Related Work & Insights¶
- vs. GCG (Zou et al.): GCG requires full gradient access (white-box), whereas JULI operates with only top-5 probabilities—a qualitative gap in practical applicability.
- vs. Weak-to-Strong (Zhao et al.): WTS requires pre-trained base model weights; JULI operates entirely through the API.
- vs. LINT (Zhang et al.): LINT requires top-500 tokens and 99.7 seconds of inference; JULI requires only top-5 and 0.71 seconds—a 140× speedup.
- vs. Emulated Disalignment: ED requires weights from both pre- and post-alignment model versions; JULI is fully black-box.
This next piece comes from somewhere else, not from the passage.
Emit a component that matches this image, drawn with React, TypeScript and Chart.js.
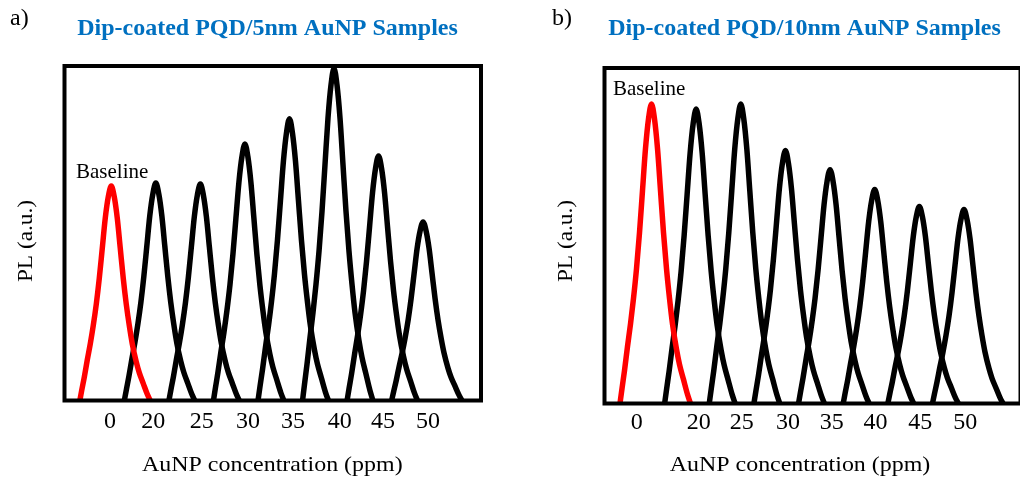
import React, { useEffect, useRef } from "react";
import { Chart, registerables } from "chart.js";

Chart.register(...registerables);

// ---- data ----
const CONCENTRATION_LABELS = ["0", "20", "25", "30", "35", "40", "45", "50"];
// peak centres, in "sample slot" units along the x axis
const PEAK_SLOTS = [0, 1, 2, 3, 4, 5, 6, 7];
// peak PL heights (a.u., relative to the full panel height)
const PEAKS_5NM = [0.641, 0.65, 0.647, 0.767, 0.842, 0.993, 0.731, 0.534];
const PEAKS_10NM = [0.893, 0.878, 0.893, 0.754, 0.697, 0.638, 0.587, 0.578];
// where each concentration label sits along the x axis
const TICKS_5NM = [-0.03, 0.94, 2.03, 3.07, 4.08, 5.13, 6.1, 7.11];
const TICKS_10NM = [-0.33, 1.06, 2.02, 3.06, 4.04, 5.02, 6.02, 7.03];
// common emission-band shape (offset from centre, relative level)
const PROFILE_OFFSETS = [
  -0.706, -0.661, -0.605, -0.538, -0.471, -0.404, -0.336, -0.269, -0.202, -0.135, -0.067, 0,
  0.067, 0.135, 0.202, 0.269, 0.336, 0.404, 0.471, 0.561, 0.628, 0.717, 0.807, 0.874,
];
const PROFILE_LEVELS = [
  0, 0.05, 0.11, 0.19, 0.265, 0.35, 0.45, 0.57, 0.71, 0.85, 0.95, 1,
  0.95, 0.85, 0.71, 0.57, 0.45, 0.35, 0.265, 0.18, 0.13, 0.08, 0.03, 0,
];

const SERIF = "'Liberation Serif', 'Times New Roman', serif";

type TextCfg = {
  letter: string; letterX: number;
  title: string; titleX: number;
  xTitleX: number; yTitleX: number;
  baseX: number; baseY: number;
};

function drawText(
  ctx: CanvasRenderingContext2D, str: string, x: number, y: number, font: string,
  color: string, align: CanvasTextAlign, stretch = 1, rotate = 0
) {
  ctx.save();
  ctx.translate(x, y);
  if (rotate) ctx.rotate(rotate);
  ctx.scale(stretch, 1);
  ctx.font = font;
  ctx.fillStyle = color;
  ctx.textAlign = align;
  ctx.textBaseline = "alphabetic";
  ctx.fillText(str, 0, 0);
  ctx.restore();
}

function makeDatasets(heights: number[]) {
  return heights.map((h, i) => ({
    label: CONCENTRATION_LABELS[i],
    data: PROFILE_OFFSETS.map((o, k) => ({ x: PEAK_SLOTS[i] + o, y: h * PROFILE_LEVELS[k] })),
    borderColor: i === 0 ? "#ff0000" : "#000000",
    backgroundColor: "transparent",
    borderWidth: 5.5,
    pointRadius: 0,
    fill: false,
    cubicInterpolationMode: "monotone" as const,
    borderJoinStyle: "round" as const,
  }));
}

type PanelProps = {
  heights: number[];
  ticks: number[];
  xMin: number; xMax: number;
  padLeft: number; padRight: number; padTop: number;
  xAxisHeight: number; tickPad: number;
  width: number; left: number;
  text: TextCfg;
};

function Panel(p: PanelProps) {
  const ref = useRef<HTMLCanvasElement>(null);
  useEffect(() => {
    const decor = {
      id: "panelDecor",
      afterDatasetsDraw(chart: Chart) {
        const { ctx, chartArea: a } = chart;
        ctx.save();
        ctx.lineWidth = 4;
        ctx.strokeStyle = "#000";
        ctx.lineJoin = "miter";
        ctx.strokeRect(a.left, a.top, a.right - a.left, a.bottom - a.top);
        ctx.restore();
        const t = p.text;
        drawText(ctx, t.letter, t.letterX, 25, `24px ${SERIF}`, "#000", "left");
        drawText(ctx, t.title, t.titleX, 35, `bold 24px ${SERIF}`, "#0070C0", "center");
        drawText(ctx, "AuNP concentration (ppm)", t.xTitleX, 470.5, `21px ${SERIF}`, "#000", "center", 1.14);
        drawText(ctx, "PL (a.u.)", t.yTitleX, 241, `21px ${SERIF}`, "#000", "center", 1.11, -Math.PI / 2);
        drawText(ctx, "Baseline", t.baseX, t.baseY, `21px ${SERIF}`, "#000", "left");
      },
    };
    const chart = new Chart(ref.current!, {
      type: "line",
      data: { datasets: makeDatasets(p.heights) as any },
      options: {
        responsive: false,
        animation: false,
        layout: { padding: { left: p.padLeft, right: p.padRight, top: p.padTop, bottom: 0 } },
        plugins: { legend: { display: false }, tooltip: { enabled: false }, title: { display: false } },
        scales: {
          x: {
            type: "linear",
            min: p.xMin,
            max: p.xMax,
            bounds: "data",
            grid: { display: false, drawTicks: false },
            border: { display: false },
            ticks: {
              autoSkip: false,
              maxRotation: 0,
              padding: p.tickPad,
              color: "#000",
              font: { family: SERIF, size: 24 },
              callback: (_v: any, i: number) => CONCENTRATION_LABELS[i],
            },
            afterBuildTicks: (scale: any) => {
              scale.ticks = p.ticks.map((v) => ({ value: v }));
            },
            afterFit: (scale: any) => {
              scale.height = p.xAxisHeight;
            },
          },
          y: { type: "linear", display: false, min: 0, max: 1 },
        },
      } as any,
      plugins: [decor],
    });
    return () => chart.destroy();
  }, []);
  return (
    <canvas
      ref={ref}
      width={p.width}
      height={480}
      style={{ position: "absolute", left: p.left, top: 0, width: p.width, height: 480 }}
    />
  );
}

export default function App() {
  return (
    <div style={{ position: "fixed", left: 0, top: 0, width: 1020, height: 480, overflow: "hidden", background: "#fff" }}>
      <Panel
        heights={PEAKS_5NM}
        ticks={TICKS_5NM}
        xMin={-1.05}
        xMax={8.3}
        padLeft={64.5}
        padRight={29}
        padTop={66}
        xAxisHeight={79.5}
        tickPad={6.5}
        width={510}
        left={0}
        text={{
          letter: "a)", letterX: 10,
          title: "Dip-coated PQD/5nm AuNP Samples", titleX: 267.5,
          xTitleX: 272.3, yTitleX: 31.5,
          baseX: 76, baseY: 177.5,
        }}
      />
      <Panel
        heights={PEAKS_10NM}
        ticks={TICKS_10NM}
        xMin={-1.053}
        xMax={8.266}
        padLeft={94.5}
        padRight={9.5}
        padTop={68}
        xAxisHeight={76.5}
        tickPad={4.6}
        width={520}
        left={510}
        text={{
          letter: "b)", letterX: 42,
          title: "Dip-coated PQD/10nm AuNP Samples", titleX: 294.5,
          xTitleX: 290, yTitleX: 61.5,
          baseX: 103, baseY: 94.5,
        }}
      />
    </div>
  );
}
- Insight—alignment as probability suppression rather than knowledge erasure: The most profound contribution is demonstrating that harmful knowledge remains fully intact after alignment—the top-5 distribution alone contains sufficient information to recover complete harmful outputs.
Rating¶
- Novelty: ⭐⭐⭐⭐ First practical jailbreak using only top-5 API probabilities; BiasNet is a conceptually novel design.
- Experimental Thoroughness: ⭐⭐⭐⭐ Multiple models (including closed-source) × multiple settings × multiple evaluation metrics × state-of-the-art defenses.
- Writing Quality: ⭐⭐⭐⭐ Clear presentation; Harmful Info Score constitutes a methodological contribution.
- Value: ⭐⭐⭐⭐ Direct warning for API security design—whether log probabilities should be exposed warrants re-evaluation.